Recently, Japan canceled its bid to purchase 25,000 metric tonnes of wheat, because they discovered that it was a genetically modified organism — “GMO.” In contrast, California voters defeated Proposition 37, which would have mandated labeling whenever a food contains a GMO.

In summary, Californians expressed that they don’t wish to be notified of a commodity which Japan won’t even allow to cross their borders. Apparently, the Japanese have a better education on this topic than California voters.

Myself, I have to find a way to eat food without ingesting GMOs in a society where notification is not required. The GMOs are in many places, and it is difficult to avoid them. I think that the Japanese made the right decision.

There was a massive campaign to defeat Proposition 37. One of the campaign ads stated that farmers would have suffered if Proposition 37 had passed. In my opinion, I scarcely doubt that anyone here in Lodi would have suffered a single dime. Conversely, the farmers have lost a very important customer.

In the massive ad campaign to defeat Proposition 37, I didn’t see any scientific evidence or theory of the health effects of ingesting GMO foods.

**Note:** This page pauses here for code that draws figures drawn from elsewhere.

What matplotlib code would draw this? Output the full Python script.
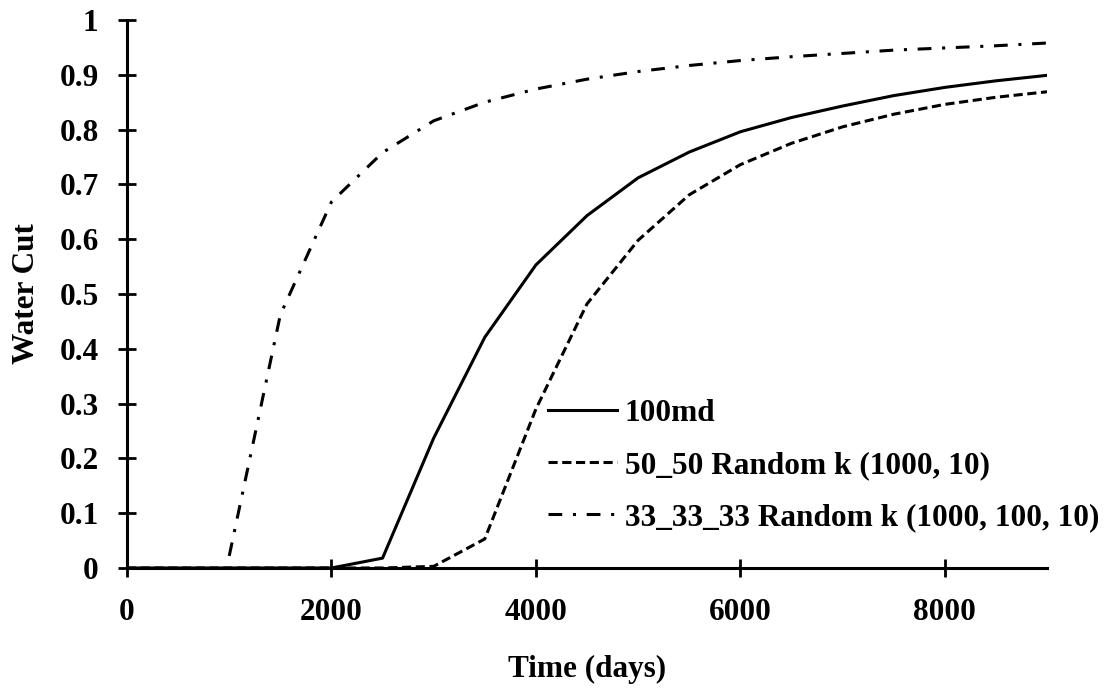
import matplotlib.pyplot as plt

# time steps (days) and water cut for each permeability case
days = [0, 500, 1000, 1500, 2000, 2500, 3000, 3500, 4000, 4500, 5000,
        5500, 6000, 6500, 7000, 7500, 8000, 8500, 9000]
wc_100md = [0, 0, 0, 0, 0, 0.018, 0.237, 0.421, 0.553, 0.643, 0.712,
            0.759, 0.796, 0.822, 0.843, 0.862, 0.877, 0.889, 0.899]
wc_50_50 = [0, 0, 0, 0, 0, 0, 0.003, 0.053, 0.29, 0.482, 0.598,
            0.681, 0.736, 0.775, 0.805, 0.828, 0.846, 0.859, 0.869]
days_33 = days[2:]
wc_33_33_33 = [0.022, 0.462, 0.668, 0.758, 0.816, 0.85, 0.874, 0.892,
               0.906, 0.917, 0.926, 0.933, 0.939, 0.945, 0.949, 0.953, 0.958]

plt.rcParams['font.family'] = 'Liberation Serif'
plt.rcParams['font.weight'] = 'bold'
plt.rcParams['font.size'] = 22.5

fig = plt.figure(figsize=(11.13, 6.92), dpi=100)
ax = fig.add_axes([0.1141, 0.1792, 0.8266, 0.7919])

ax.plot(days, wc_100md, color='black', lw=2.2, label='100md')
ax.plot(days, wc_50_50, color='black', lw=2.2, dashes=(3, 1.5),
        label='50_50 Random k (1000, 10)')
ax.plot(days_33, wc_33_33_33, color='black', lw=2.2, dashes=(4.5, 3.5, 1, 3.5),
        label='33_33_33 Random k (1000, 100, 10)')

ax.set_xlim(0, 9000)
ax.set_ylim(0, 1)
ax.set_xticks([0, 2000, 4000, 6000, 8000])
ax.set_yticks([0, 0.1, 0.2, 0.3, 0.4, 0.5, 0.6, 0.7, 0.8, 0.9, 1])
ax.set_yticklabels(['0', '0.1', '0.2', '0.3', '0.4', '0.5', '0.6', '0.7',
                    '0.8', '0.9', '1'])
for s in ['top', 'right']:
    ax.spines[s].set_visible(False)
for s in ['left', 'bottom']:
    ax.spines[s].set_linewidth(2.2)
ax.tick_params(direction='inout', length=13, width=2)
ax.tick_params(axis='x', pad=15)
ax.tick_params(axis='y', pad=14)

ax.set_xlabel('Time (days)', fontweight='bold', labelpad=20)
ax.set_ylabel('Water Cut', fontweight='bold', labelpad=13.5)

ax.legend(loc='upper left', bbox_to_anchor=(0.4576, 0.309), frameon=False,
          handlelength=2.2, handletextpad=0.26, labelspacing=0.74,
          borderpad=0, borderaxespad=0)

fig.savefig('out.png', dpi=100)
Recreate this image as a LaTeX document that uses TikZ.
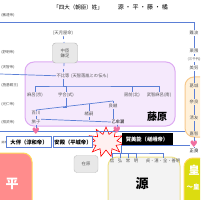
\documentclass[tikz,border=0pt]{standalone}
\usepackage{fontspec}
\setmainfont{Noto Sans CJK JP}
\newfontfamily\symfont{DejaVu Sans}
\usetikzlibrary{shapes.symbols,positioning}
\definecolor{LineBlue}{HTML}{5B7FD6}
\definecolor{FujiFill}{HTML}{F5E9FC}
\definecolor{FujiEdge}{HTML}{DDAAF2}
\definecolor{TachiFill}{HTML}{FFF1DA}
\definecolor{TachiEdge}{HTML}{F7C98C}
\definecolor{TairaFill}{HTML}{FF8C8C}
\definecolor{EdgeYellow}{HTML}{FFD95A}
\definecolor{GenFill}{HTML}{F3F3F3}
\definecolor{GenEdge}{HTML}{EEE28C}
\definecolor{KouFill}{HTML}{DCDC10}
\definecolor{HeartPink}{HTML}{F06FA0}
\definecolor{NameGray}{HTML}{555555}

\begin{document}
\begin{tikzpicture}[x=1pt,y=-1pt,
    person/.style={font=\fontsize{4.3}{5}\selectfont, text=NameGray, inner sep=0.6pt},
    sidelbl/.style={person, font=\fontsize{3.6}{4}\selectfont, anchor=west},
    link/.style={draw=LineBlue, line width=0.7pt},
    emperor/.style={draw=LineBlue, fill=white, line width=0.5pt, font=\fontsize{5.3}{6}\selectfont\bfseries, minimum height=11pt, inner sep=1pt},
    region/.style={rounded corners=9pt, line width=1pt},
    bigtext/.style={font=\fontsize{13}{13}\selectfont\bfseries},
    heart/.style={font=\symfont\fontsize{9}{9}\selectfont, text=HeartPink, inner sep=0pt}
  ]
    \clip (0,0) rectangle (200,200);
    \fill[white] (0,0) rectangle (200,200);

    % coloured regions
    \node[region, draw=FujiEdge, fill=FujiFill, minimum width=150pt, minimum height=64pt] (fujibox) at (100,94) {};
    \node[region, draw=TachiEdge, fill=TachiFill, minimum width=40pt, minimum height=60pt] (tachibox) at (205,107) {};
    \node[region, draw=EdgeYellow, fill=TairaFill, minimum width=60pt, minimum height=60pt] (tairabox) at (2,183) {};
    \node[region, draw=GenEdge, fill=GenFill, minimum width=72pt, minimum height=56pt] (genbox) at (144,185) {};
    \node[region, draw=EdgeYellow, fill=KouFill, minimum width=40pt, minimum height=50pt] (koubox) at (204,183) {};

    % title
    \node[font=\fontsize{5.5}{6}\selectfont] (title) at (78,7) {「四大（朝臣）姓」};
    \node[font=\fontsize{6}{6}\selectfont, right=8pt of title] (clans) {源 ・ 平 ・ 藤 ・ 橘};

    % emperors on the left edge
    \node[sidelbl] (bidatsu) at (0.5,15) {(敏達帝)};
    \node[sidelbl] (jomei) at (0.5,52) {(舒明帝)};
    \node[sidelbl] (tenji) at (0.5,67) {(天智帝)};
    \node[sidelbl] (shiki) at (0.5,85) {(施基親王)};
    \node[sidelbl] (konin) at (0.5,104) {(光仁帝)};
    \node[sidelbl] (kanmu) at (0.5,122) {(桓武帝)};
    \node[sidelbl, font=\fontsize{2.6}{3}\selectfont] (kazurahara) at (0.2,143) {(葛原王)};
    \coordinate (topline) at (0,22);
    \coordinate (tenjiline) at (0,74);
    \coordinate (kanmuline) at (0,131);
    \coordinate (kanmuend) at (185,131);

    % Fujiwara
    \node[person] (ameno) at (63,33) {(天児屋命)};
    \node[draw=gray!60, fill=gray!18, rounded corners=3pt, minimum width=25pt, minimum height=20pt, person, align=center] (nakatomi) at (65,53) {中臣\\鎌足};
    \node[person] (fuhito) at (63,76) {不比等};
    \node[person, right=0pt of fuhito] (fuhitonote) {(天智落胤との伝も)};
    \node[person] (maro) at (35,95) {麻呂(京)};
    \node[person] (umakai) at (66,95) {宇合(式)};
    \node[person] (fusasaki) at (132,95) {房前(北)};
    \node[person] (muchimaro) at (159,95) {武智麻呂(南)};
    \node[person] (yoshitsugu) at (113,106) {良継};
    \node[person] (momokawa) at (36,113) {百川};
    \node[person] (otsugu) at (89,114) {緒嗣};
    \node[person] (tabiko) at (36,122) {旅子};
    \node[person, text=black] (otomuro) at (118,122) {乙牟漏};
    \node[bigtext, font=\fontsize{10}{10}\selectfont\bfseries] (fujilabel) at (157,117) {藤原};
    \coordinate (fork) at (63,86);
    \coordinate (uleft) at (36,110);
    \coordinate (uright) at (113,101);
    \coordinate (ujoin) at (63,107);
    \coordinate (ojoin) at (89,104.3);
    \coordinate (olow) at (89,120);

    % Tachibana
    \node[person] (naniwa) at (194,33) {難波};
    \node[person] (kurikuma) at (194,51) {栗隈};
    \node[person] (minu) at (194,68) {美努};
    \node[person, fill=white, font=\fontsize{3.5}{4}\selectfont] (michiyo) at (194,59) {(三千代)};
    \node[person] (kazuraki) at (194,86) {葛城};
    \node[person] (nara) at (194,102) {奈良};
    \node[person] (kiyotomo) at (194,118) {清友};
    \node[person] (kachi) at (194,134) {嘉智};
    \node[person, text=black] (masara) at (194,151) {正良};

    % emperors of the bottom row
    \node[starburst, draw=red, fill=red!6, line width=0.6pt, random starburst=0, starburst points=11, starburst point height=7pt, minimum width=36pt, minimum height=30pt] (burst) at (106,142) {};
    \node[emperor, minimum width=45pt] (otomo) at (29,142) {大伴（淳和帝）};
    \node[emperor, minimum width=38pt] (ate) at (73,142) {安殿（平城帝）};
    \node[emperor, draw=black, fill=black, text=white, minimum width=50pt, minimum height=12pt] (kamino) at (147,139) {賀美能（嵯峨帝）};
    \node[draw=gray!50, fill=gray!18, rounded corners=3pt, minimum width=24pt, minimum height=17pt, person] (ariwara) at (86,164) {在原};

    % Minamoto
    \node[person] (makoto) at (112,161) {信};
    \node[person] (hiromu) at (120,161) {弘};
    \node[person] (tokiwa) at (128,161) {常};
    \node[person] (akira) at (136,161) {明};
    \node[person] (others) at (163,161) {貞・湛・全・善明};
    \coordinate (gfork) at (136,153);

    % big clan names
    \node[bigtext, text=white] (tairalabel) at (12,184) {平};
    \node[bigtext] (genlabel) at (142,184) {源};
    \node[bigtext, font=\fontsize{11}{11}\selectfont\bfseries, text=white] (koulabel) at (194,170) {皇};
    \node[bigtext, font=\fontsize{6.5}{7}\selectfont\bfseries, text=white] (koulabel2) at (193,187) {〜皇};

    % connectors
    \draw[link] (topline) -| (naniwa);
    \draw[link] (naniwa) -- (kurikuma);
    \draw[link] (kurikuma) -- (michiyo);
    \draw[link] (michiyo) -- (minu);
    \draw[link] (minu) -- (kazuraki);
    \draw[link] (kazuraki) -- (nara);
    \draw[link] (nara) -- (kiyotomo);
    \draw[link] (kiyotomo) -- (kachi);

    \draw[link, dashed] (ameno) -- (nakatomi);
    \draw[link, dashed] (nakatomi) -- (fuhito);
    \draw[link] (tenjiline) -- (fuhito);
    \draw[link] (fuhito) -- (fork);
    \draw[link] (maro) |- (fork) -| (muchimaro);
    \draw[link] (fork) -| (umakai);
    \draw[link] (fusasaki) -- (fusasaki |- fork);
    \draw[link] (umakai) |- (ujoin);
    \draw[link] (uleft) -- (uright);
    \draw[link] (uleft) -- (momokawa);
    \draw[link] (uright) -- (yoshitsugu);
    \draw[link] (ojoin) -- (otsugu);
    \draw[link] (momokawa) -- (tabiko);
    \draw[link] (tabiko.north east) -- (otomuro.west);
    \draw[link] (otsugu) -- (olow);
    \draw[link] (yoshitsugu) -- (yoshitsugu |- otomuro.north);

    \draw[link] (kanmuline) -- (kanmuend);
    \node[heart] (h1) at (36,131) {♥};
    \node[heart] (h2) at (117,130) {♥};
    \node[heart] (h3) at (194,144) {♥};
    \draw[link] (tabiko) -- (h1);
    \draw[link] (otomuro) -- (h2);
    \draw[link] (kachi) -- (h3);
    \draw[link] (h3) -- (masara);
    \draw[link] (kamino.south west) -- (kamino.south west -| h3.west);
    \draw[link] (kamino.south west) |- (gfork);
    \draw[link] (makoto) |- (gfork) -| (others);
    \foreach \kid in {hiromu,tokiwa,akira}
      \draw[link] (\kid) -- (\kid |- gfork);
\end{tikzpicture}
\end{document}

Let me ask the readers a question. If a food were resistant to weed spray, then why would that food not contain weed spray by aerial spraying, rather than spraying on the ground while the plants are in dormancy? If a food were capable of killing insects by genetic activity, then why will that genetic message not operate in the gut? Why would these characteristics not contaminate our livestock? Why would these characteristics not cross-pollinate to the neighbors (if we were saving the seed for next year)? Why would these characteristics not be important to notify on a label?